**What is required:**
Write each line of the material exactly as given, from the top through the line that contains "from matplotlib.ticker import MultipleLocator", and omit all pictures.
►
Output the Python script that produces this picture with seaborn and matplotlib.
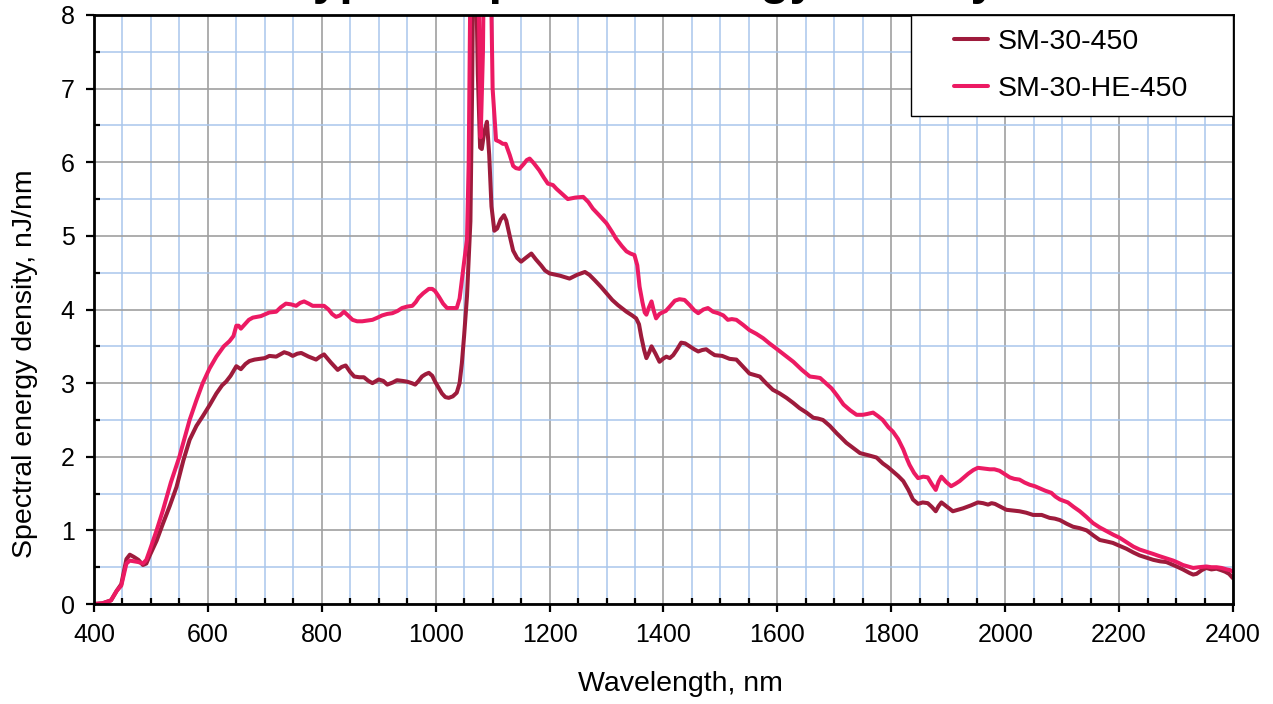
import numpy as np
import pandas as pd
import matplotlib
matplotlib.use("Agg")
import matplotlib.pyplot as plt
import seaborn as sns
from matplotlib.ticker import MultipleLocator

# values (nm, nJ/nm)
series_names = ["SM-30-450", "SM-30-HE-450"]
series_colors = ["#9E1B3C", "#EC1A63"]

wl_450 = [400, 415, 430, 440, 448, 457, 463, 470, 478, 486, 492, 498, 510, 521, 533, 545, 557, 568, 580, 591,
          603, 615, 625, 632, 640, 650, 658, 666, 673, 682, 691, 700, 708, 720, 734, 742, 749, 757, 764, 777,
          790, 797, 804, 816, 828, 835, 842, 850, 857, 866, 874, 882, 889, 900, 908, 915, 925, 932, 942, 950,
          958, 964, 970, 976, 982, 988, 994, 999, 1005, 1011, 1017, 1023, 1030, 1037, 1042, 1046, 1050, 1055, 1061, 1064,
          1067, 1070, 1074, 1078, 1081, 1085, 1090, 1094, 1098, 1103, 1108, 1114, 1120, 1124, 1130, 1136, 1143, 1150, 1158, 1168,
          1176, 1185, 1192, 1200, 1218, 1235, 1248, 1262, 1270, 1279, 1290, 1300, 1310, 1320, 1335, 1345, 1352, 1357, 1361, 1366,
          1370, 1375, 1379, 1386, 1393, 1399, 1405, 1411, 1417, 1424, 1431, 1438, 1446, 1454, 1461, 1468, 1475, 1482, 1490, 1503,
          1516, 1528, 1540, 1551, 1560, 1569, 1580, 1592, 1604, 1616, 1628, 1639, 1651, 1663, 1671, 1680, 1692, 1704, 1712, 1721,
          1733, 1745, 1760, 1774, 1785, 1794, 1803, 1812, 1821, 1830, 1838, 1847, 1855, 1864, 1871, 1878, 1883, 1888, 1898, 1908,
          1917, 1926, 1940, 1952, 1961, 1970, 1976, 1982, 1992, 2002, 2014, 2025, 2037, 2049, 2064, 2078, 2087, 2096, 2108, 2119,
          2131, 2143, 2155, 2166, 2178, 2189, 2201, 2213, 2225, 2236, 2248, 2260, 2272, 2283, 2292, 2301, 2312, 2324, 2330, 2336,
          2345, 2353, 2362, 2371, 2379, 2386, 2393, 2400]
sed_450 = [0.00, 0.01, 0.05, 0.18, 0.27, 0.61, 0.67, 0.64, 0.60, 0.53, 0.55, 0.66, 0.86, 1.09, 1.33, 1.59, 1.95, 2.23, 2.42, 2.55,
           2.70, 2.86, 2.97, 3.02, 3.10, 3.23, 3.19, 3.26, 3.30, 3.32, 3.33, 3.34, 3.37, 3.36, 3.42, 3.40, 3.37, 3.40, 3.41, 3.36,
           3.32, 3.36, 3.39, 3.28, 3.18, 3.22, 3.24, 3.15, 3.09, 3.08, 3.08, 3.03, 3.00, 3.05, 3.03, 2.98, 3.01, 3.04, 3.03, 3.02,
           3.00, 2.98, 3.03, 3.09, 3.12, 3.14, 3.10, 3.02, 2.94, 2.86, 2.81, 2.80, 2.82, 2.87, 3.00, 3.27, 3.65, 4.18, 5.20, 7.00,
           9.50, 9.00, 7.20, 6.20, 6.18, 6.40, 6.55, 6.10, 5.40, 5.07, 5.10, 5.22, 5.28, 5.21, 5.00, 4.80, 4.70, 4.65, 4.70, 4.76,
           4.68, 4.60, 4.53, 4.49, 4.46, 4.42, 4.47, 4.51, 4.47, 4.40, 4.31, 4.22, 4.13, 4.06, 3.97, 3.92, 3.88, 3.80, 3.63, 3.45,
           3.34, 3.42, 3.50, 3.40, 3.29, 3.33, 3.36, 3.34, 3.38, 3.46, 3.55, 3.54, 3.50, 3.46, 3.43, 3.45, 3.46, 3.42, 3.38, 3.37,
           3.33, 3.32, 3.22, 3.13, 3.11, 3.09, 3.00, 2.91, 2.86, 2.80, 2.73, 2.66, 2.60, 2.53, 2.52, 2.50, 2.42, 2.32, 2.26, 2.19,
           2.12, 2.05, 2.02, 1.99, 1.91, 1.86, 1.80, 1.74, 1.67, 1.55, 1.42, 1.36, 1.38, 1.37, 1.32, 1.26, 1.33, 1.38, 1.32, 1.26,
           1.28, 1.30, 1.34, 1.38, 1.37, 1.35, 1.37, 1.36, 1.32, 1.28, 1.27, 1.26, 1.24, 1.21, 1.21, 1.17, 1.16, 1.14, 1.09, 1.05,
           1.03, 1.00, 0.93, 0.87, 0.85, 0.83, 0.79, 0.75, 0.70, 0.66, 0.63, 0.60, 0.58, 0.57, 0.54, 0.51, 0.47, 0.42, 0.40, 0.41,
           0.46, 0.49, 0.47, 0.48, 0.46, 0.44, 0.41, 0.35]

wl_he = [400, 415, 430, 440, 448, 457, 463, 470, 478, 486, 492, 498, 510, 521, 535, 550, 560, 568, 580, 591,
         603, 615, 628, 638, 645, 650, 654, 658, 665, 672, 679, 693, 708, 720, 728, 737, 746, 755, 762, 769,
         777, 784, 795, 804, 812, 818, 825, 832, 839, 846, 854, 862, 871, 880, 889, 898, 906, 915, 924, 933,
         941, 950, 959, 965, 970, 978, 988, 994, 999, 1006, 1013, 1020, 1028, 1037, 1042, 1046, 1050, 1055, 1058, 1061,
         1066, 1071, 1075, 1079, 1083, 1087, 1092, 1096, 1100, 1106, 1112, 1118, 1123, 1130, 1136, 1141, 1147, 1155, 1160, 1165,
         1172, 1182, 1190, 1197, 1206, 1212, 1222, 1232, 1245, 1259, 1268, 1276, 1287, 1300, 1310, 1317, 1327, 1335, 1342, 1349,
         1354, 1358, 1363, 1367, 1370, 1374, 1379, 1383, 1387, 1393, 1398, 1404, 1411, 1420, 1428, 1437, 1446, 1454, 1461, 1470,
         1478, 1487, 1496, 1505, 1513, 1520, 1528, 1540, 1551, 1563, 1575, 1586, 1598, 1613, 1628, 1643, 1657, 1667, 1675, 1685,
         1695, 1705, 1716, 1728, 1739, 1750, 1757, 1768, 1777, 1785, 1795, 1803, 1812, 1821, 1827, 1832, 1840, 1847, 1856, 1864,
         1871, 1878, 1883, 1888, 1896, 1905, 1912, 1920, 1935, 1944, 1952, 1962, 1973, 1981, 1990, 2000, 2008, 2016, 2025, 2034,
         2043, 2052, 2061, 2070, 2081, 2088, 2096, 2103, 2110, 2120, 2131, 2143, 2154, 2166, 2178, 2190, 2201, 2213, 2225, 2236,
         2248, 2260, 2271, 2283, 2295, 2304, 2312, 2321, 2330, 2340, 2353, 2362, 2371, 2380, 2389, 2395, 2400]
sed_he = [0.00, 0.01, 0.05, 0.18, 0.25, 0.55, 0.59, 0.58, 0.57, 0.55, 0.60, 0.73, 1.00, 1.27, 1.65, 2.00, 2.28, 2.50, 2.77, 3.00,
          3.20, 3.36, 3.50, 3.57, 3.64, 3.78, 3.78, 3.74, 3.80, 3.86, 3.89, 3.91, 3.96, 3.97, 4.03, 4.08, 4.07, 4.05, 4.09, 4.11,
          4.08, 4.05, 4.05, 4.05, 4.00, 3.94, 3.90, 3.92, 3.97, 3.92, 3.86, 3.84, 3.84, 3.85, 3.86, 3.89, 3.92, 3.94, 3.95, 3.98,
          4.02, 4.04, 4.05, 4.10, 4.16, 4.22, 4.28, 4.28, 4.25, 4.17, 4.08, 4.02, 4.02, 4.02, 4.15, 4.40, 4.65, 4.95, 6.00, 8.50,
          12.0, 11.0, 8.50, 6.34, 7.50, 10.5, 11.0, 9.00, 7.00, 6.30, 6.28, 6.25, 6.25, 6.10, 5.95, 5.92, 5.91, 5.98, 6.03, 6.05,
          5.99, 5.89, 5.79, 5.71, 5.69, 5.64, 5.57, 5.50, 5.52, 5.53, 5.46, 5.37, 5.28, 5.17, 5.05, 4.96, 4.86, 4.79, 4.76, 4.74,
          4.60, 4.31, 4.10, 3.96, 3.93, 4.02, 4.11, 3.98, 3.88, 3.94, 3.96, 3.98, 4.04, 4.12, 4.14, 4.13, 4.06, 3.99, 3.95, 4.00,
          4.02, 3.97, 3.95, 3.92, 3.86, 3.87, 3.86, 3.79, 3.72, 3.67, 3.61, 3.54, 3.47, 3.38, 3.29, 3.18, 3.09, 3.08, 3.07, 3.00,
          2.93, 2.83, 2.71, 2.63, 2.57, 2.57, 2.58, 2.60, 2.55, 2.50, 2.40, 2.34, 2.24, 2.10, 1.98, 1.89, 1.78, 1.71, 1.73, 1.72,
          1.63, 1.55, 1.66, 1.73, 1.66, 1.60, 1.63, 1.67, 1.77, 1.82, 1.85, 1.84, 1.83, 1.83, 1.81, 1.76, 1.72, 1.70, 1.69, 1.65,
          1.62, 1.60, 1.57, 1.54, 1.51, 1.46, 1.42, 1.40, 1.38, 1.32, 1.26, 1.18, 1.10, 1.04, 0.99, 0.94, 0.90, 0.84, 0.78, 0.74,
          0.71, 0.68, 0.65, 0.62, 0.59, 0.56, 0.53, 0.51, 0.49, 0.50, 0.51, 0.50, 0.50, 0.49, 0.47, 0.46, 0.44]

title_text = "Typical spectral energy density"
x_label = "Wavelength, nm"
y_label = "Spectral energy density, nJ/nm"

sns.set_theme(style="white")
plt.rcParams['font.family'] = ['Liberation Sans', 'DejaVu Sans']
plt.rcParams['text.color'] = 'black'
plt.rcParams['axes.labelcolor'] = 'black'
plt.rcParams['xtick.color'] = 'black'
plt.rcParams['ytick.color'] = 'black'

df = pd.concat([
    pd.DataFrame({'wl': wl_450, 'sed': sed_450, 'series': series_names[0]}),
    pd.DataFrame({'wl': wl_he, 'sed': sed_he, 'series': series_names[1]}),
], ignore_index=True)

fig = plt.figure(figsize=(12.73, 7.04), dpi=100)
ax = fig.add_axes([0.0738, 0.142, 0.8948, 0.8367])

sns.lineplot(data=df, x='wl', y='sed', hue='series', hue_order=series_names,
             palette=series_colors, estimator=None, linewidth=2.9, legend=False, ax=ax)

ax.set_xlim(400, 2400)
ax.set_ylim(0, 8)
ax.xaxis.set_major_locator(MultipleLocator(200))
ax.xaxis.set_minor_locator(MultipleLocator(50))
ax.yaxis.set_major_locator(MultipleLocator(1))
ax.yaxis.set_minor_locator(MultipleLocator(0.5))

ax.set_axisbelow(True)
ax.grid(which='minor', color='#A9C6EC', linewidth=1.1)
ax.grid(which='major', color='#A0A0A0', linewidth=1.2)

for s in ax.spines.values():
    s.set_color('black')
    s.set_linewidth(2.0)
    s.set_visible(True)

ax.tick_params(which='major', direction='out', length=6, width=1.6,
               labelsize=18, pad=8, bottom=True, left=True)
ax.tick_params(which='minor', direction='in', length=4, width=1.6,
               bottom=True, left=True)

ax.set_xlabel(x_label, fontsize=20.5)
ax.set_ylabel(y_label, fontsize=20.5)
# labels sit a bit off-centre in the original
ax.xaxis.set_label_coords(0.5145, -0.113)
ax.yaxis.set_label_coords(-0.049, 0.4075)

leg = ax.legend(ax.get_lines()[:2], series_names, loc='upper left',
                bbox_to_anchor=(0.7173, 0.835, 0.2827, 0.165), mode='expand',
                borderaxespad=0, fontsize=20.5, frameon=True, fancybox=False, framealpha=1,
                borderpad=0.5, labelspacing=0.72, handlelength=2.2, handletextpad=0.36)
leg.get_frame().set_edgecolor('black')
leg.get_frame().set_linewidth(1.0)
# shorter handle lines, set back from the frame like the original
for ln in leg.get_lines():
    xd = np.asarray(ln.get_xdata(), dtype=float)
    start = xd[0] + 0.46 * (xd[-1] - xd[0])
    ln.set_xdata(np.linspace(start, xd[-1], len(xd)))
    ln.set_linewidth(2.9)

# title sits above the top edge, only descenders show
fig.text(0.504, 1.0085, title_text, ha='center', va='baseline', fontsize=34.5, fontweight='bold')

fig.savefig('out.png', dpi=100)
◄
**Task solution:**
Output the Python script that produces this picture with seaborn and matplotlib.
import numpy as np
import pandas as pd
import matplotlib
matplotlib.use("Agg")
import matplotlib.pyplot as plt
import seaborn as sns
from matplotlib.ticker import MultipleLocator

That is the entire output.